Once a globally renowned institution, India’s Central Statistics Office (CSO) today faces the gravest credibility crisis in its history. An investigation by Mint has found that a key database of companies picked up in 2015 as an input source to calculate its new series of gross domestic product (GDP) is riddled with gaps, large enough to distort final output figures. It was bad enough that serious infirmities had been pointed out in other aspects of the revised calculation exercise. The GDP deflator now in use to reduce the nominal size of the economy to its real figure may have misrepresented overall inflation, for example; secrecy over this deflator had cast some doubt over our new GDP growth numbers, drawn now from inflation-sensitive measures of value-addition. The latest revelations seem to confirm other suspicions of the new methodology. As Mint reported on Wednesday, a significant share of companies in the aforementioned database could not be traced by field staff of the National Sample Survey Office (NSSO) involved in a year-long hunt that ended in mid-2017. Other firms had been misclassified; since groups of registered firms in specific sectors are used as proxies for commercial activity in the informal sector, this must have had distortive effects of its own. The field staff also noted that several firms in the database had dodgy accounts.
This is not the first time the authenticity of such input data has been challenged. Indeed, many statisticians were iffy about the MCA-21 database in question. But it has not been put to such close scrutiny before. The CSO has so far been unable to provide a credible response to criticism of the poor quality of corporate information being used. What is crucial at this juncture for the CSO to win back credibility is to throw open everything that has gone into its new calculations for independent statisticians to examine. The office must put out far more detailed documents to explain exactly how it has gone about its growth estimation process, as was suggested by NITI Aayog vice-chairman Rajiv Kumar in a 2015 research paper. It must also release the MCA-21 database in its raw form so that others can analyse those numbers. A statistical audit of our GDP numbers by experts who are not involved in the original process would go a long way toward quelling doubts. Without such openness, India’s official statistics will remain under a cloud, which would do the country no good.

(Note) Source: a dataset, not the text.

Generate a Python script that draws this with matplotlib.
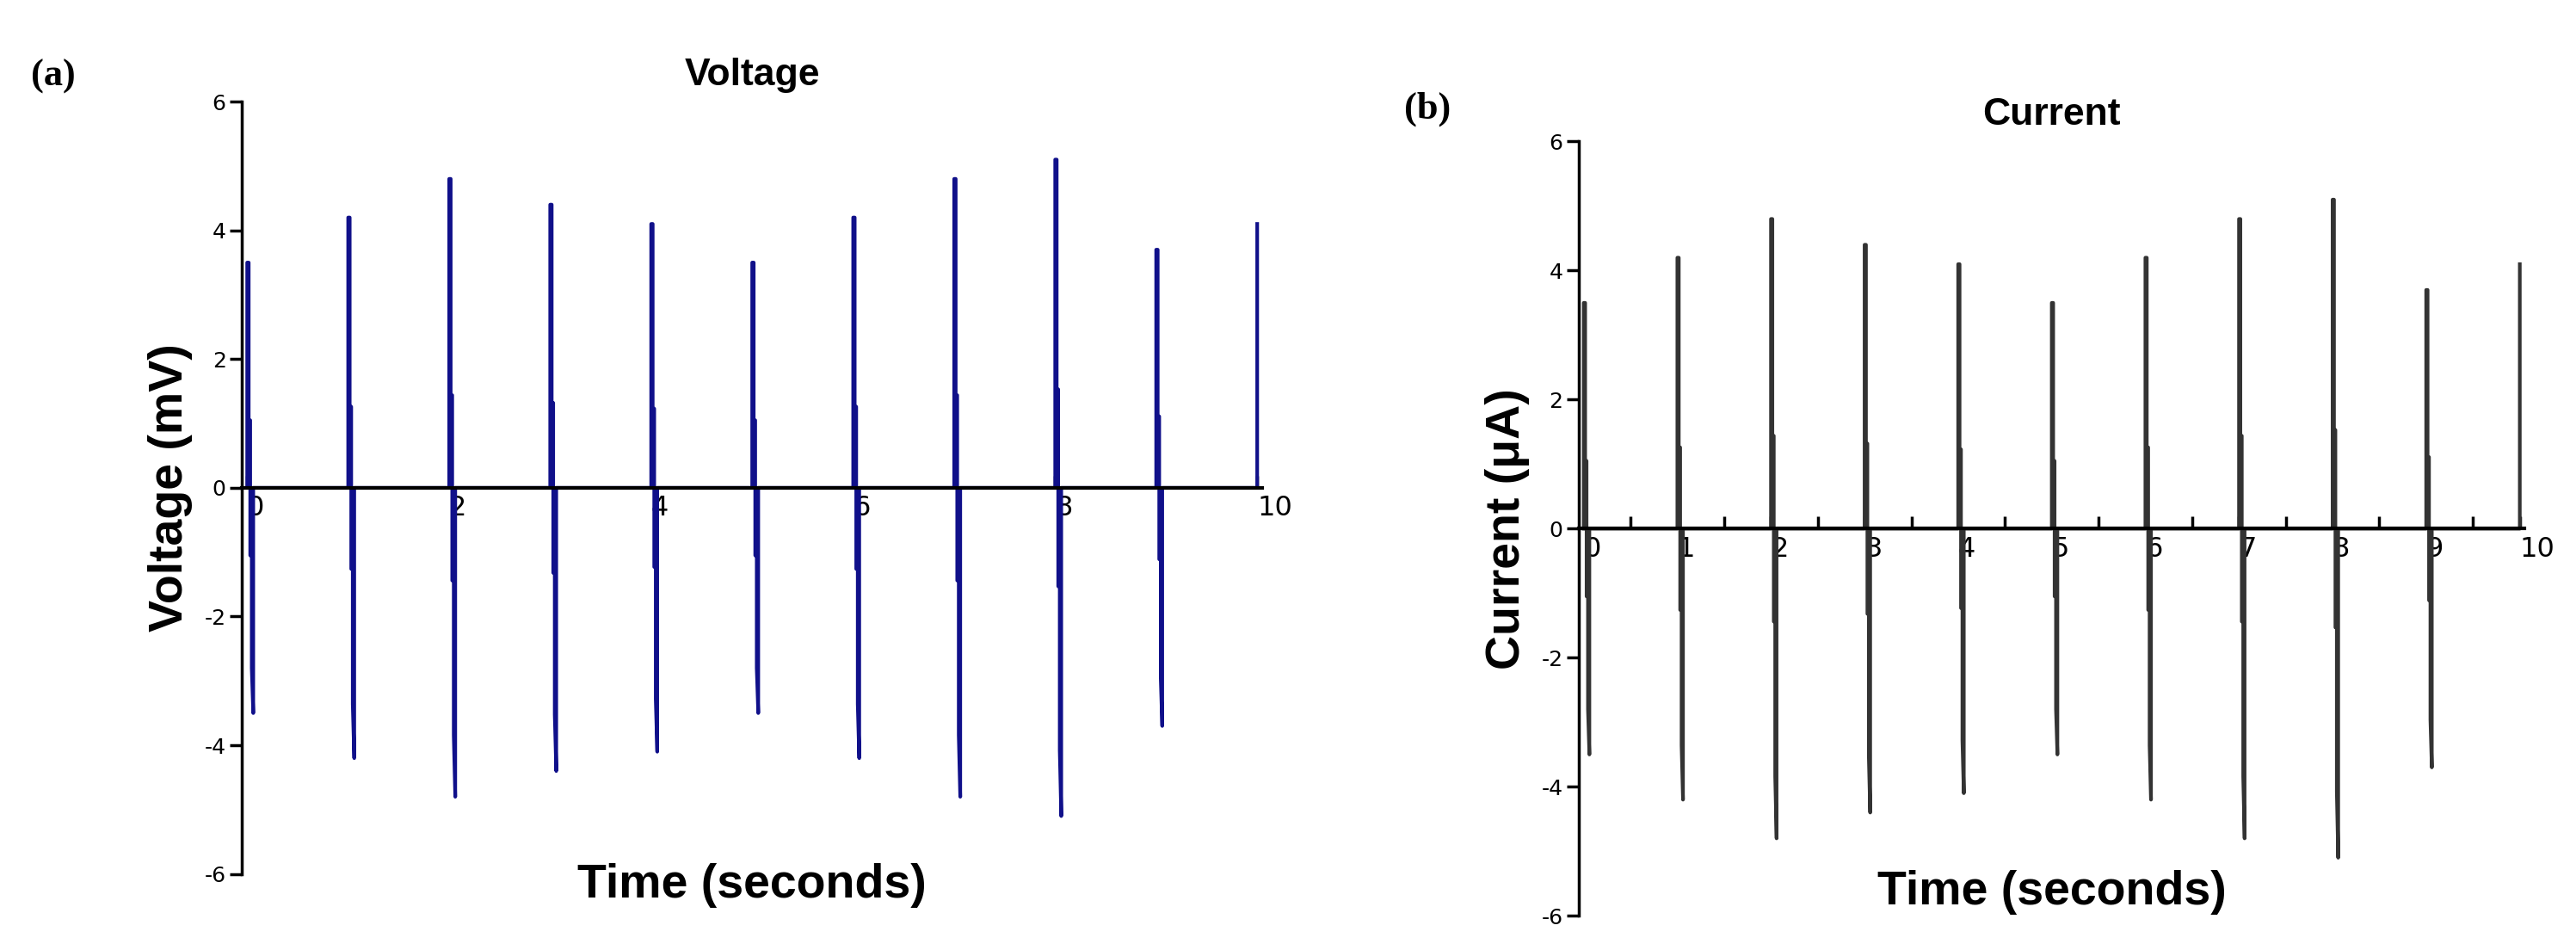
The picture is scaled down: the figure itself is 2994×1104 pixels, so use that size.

Apart from assuring the country a more robust oversight mechanism that would ensure the reliability of our official statistics, other ideas of transparency could be adopted as well. As suggested by some economists and statisticians in the past, the CSO could make it a standard practice to issue detailed explanations for any revisions of GDP data, especially if these revisions are large. Perhaps other structural changes are also required that would reduce the scope for arbitrary tweaks of formulae. The entire episode has exposed a weakness that goes to the heart of economic management. As a fast-emerging economy that must sustain its rise under ever more complex circumstances, India cannot afford to formulate policies and action plans on the basis of indicators that risk turning out to be false. Our numbers need a thorough clean-up.